Construction and demolition waste is measured in millions of tonnes annually in most large markets. Plastic film is a small share by weight but a larger share by headache, because it is bulky and costly to manage. If even a fraction of this film stream is diverted to chemical recycling, it could produce tens to hundreds of thousands of tonnes of liquid product per year for a regional processor — roughly the scale of a small refinery feedstock unit.

Unit economics depend on feed price, plant yield, and product value. In many markets construction film sells for little or even has negative value when contractors pay to dispose of it. That creates a potential arbitrage: processors could pay low prices for feedstock, capture conversion margins, and sell diesel-range products at market prices. Where feedstock is effectively free, value accrues to processors and offtake partners. When feedstock must be collected, sorted and cleaned, collection costs quickly eat into margins.

Price sensitivity is high: a small change in feed collection cost or product margin can flip a project from profitable to marginal. Value capture tends to concentrate with midstream operators who own both preprocessing and conversion, and with firms that lock in product offtake or integrate with local refineries or chemical makers.

Regulatory, environmental and operational pitfalls to watch

This is a risk-heavy play. First, regulators in many regions still view chemical recycling as controversial. Permits can be hard to secure if local authorities worry about emissions, odour or hazardous by-products. Second, carbon accounting is complex: depending on assumptions, the lifecycle carbon footprint of burning pyrolysis oil can look worse than conventional diesel, which undercuts sustainability claims and can jeopardize green procurement contracts.

Operationally, feedstock variability is brutal. A plant built around a predictable stream of mostly PP film can be thrown off by a seasonal influx of painted or PVC-laden waste. Maintenance cycles are driven by contaminants; downtime and cleaning add real cost. Finally, reputational risk matters: firms that overstate environmental benefits risk headaches from investors, NGOs and customers if the real-world performance falls short.

What investors should watch

Look for three practical signals. First, technology licensors and midstream processors that can demonstrate robust, real-world uptime and consistent yields will be best placed to scale. Second, business models that combine collection, preprocessing and conversion in one chain capture the widest margins; pure technology sellers or small-scale contractors face the hardest economics. Third, offtake contracts with local refineries, large industrial users or municipal fuel buyers make projects bankable because they lock product prices and volumes.

Funding profiles matter: capex-heavy plants need longer-term financing and higher certainty on feed and offtake. Asset-light models that licence tech and rely on third-party processors carry lower upfront cost but also lower margin capture. Key valuation drivers: demonstrated feed-to-product yields, long-term offtake prices, capex per tonne of capacity, and permit status.
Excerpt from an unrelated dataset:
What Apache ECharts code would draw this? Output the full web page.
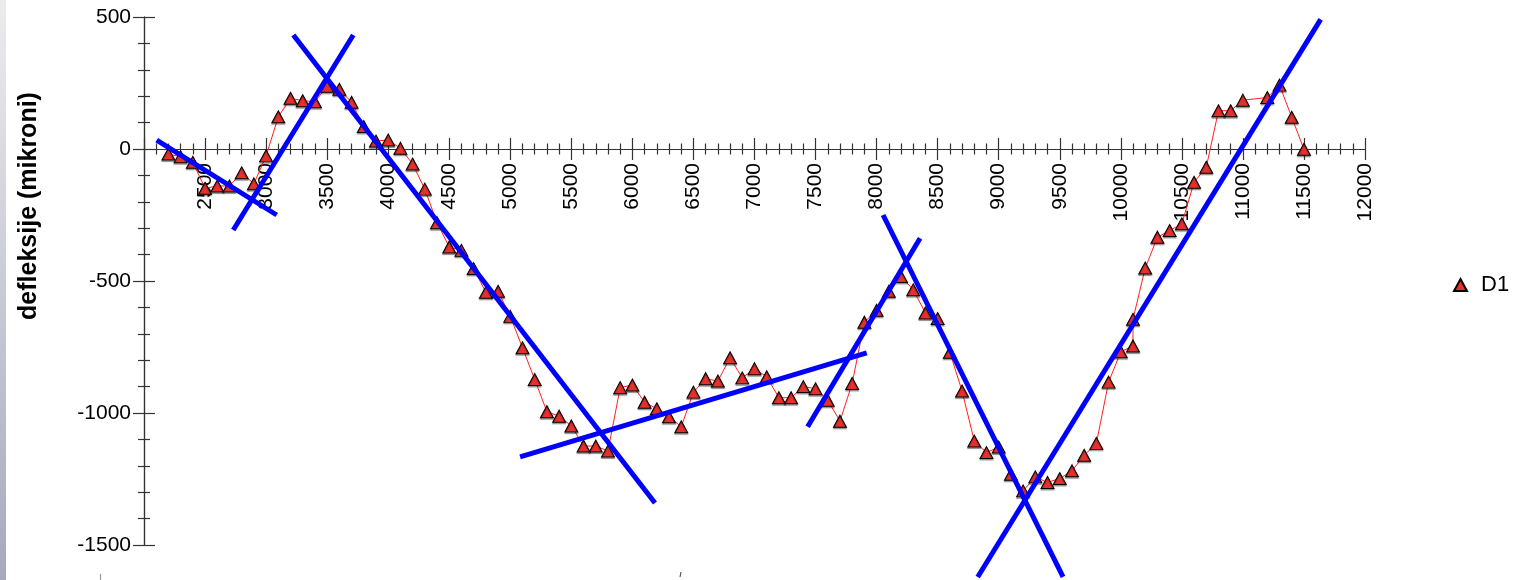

Hangzhou as a test case: local policy meets logistics

Hangzhou has emerged as a useful example because local authorities have pushed pilot programs that link construction waste collection with nearby processing hubs. The city’s approach combines targeted collection at demolition sites, subsidies for preprocessing equipment, and streamlined permitting for demonstration plants. That local support shortens the time to feedstock aggregation and reduces collection cost — two factors that tilt the math toward profitability.

But scalability is not automatic. Hangzhou’s supply chains are dense and relatively organized; replicating that in less centralized regions will require investment in collection infrastructure and incentives to change contractor behaviour. For investors, Hangzhou shows both the upside — lower logistics cost and faster permit paths — and the limits: replicability depends on local policy will and the ability to secure steady, clean feedstock flows.

In short: converting construction film into fuel is technically viable and potentially profitable, but only where preprocessing, permitting and offtake align. The winners will be the firms that control the messy logistics and can prove the tech works at scale under real conditions.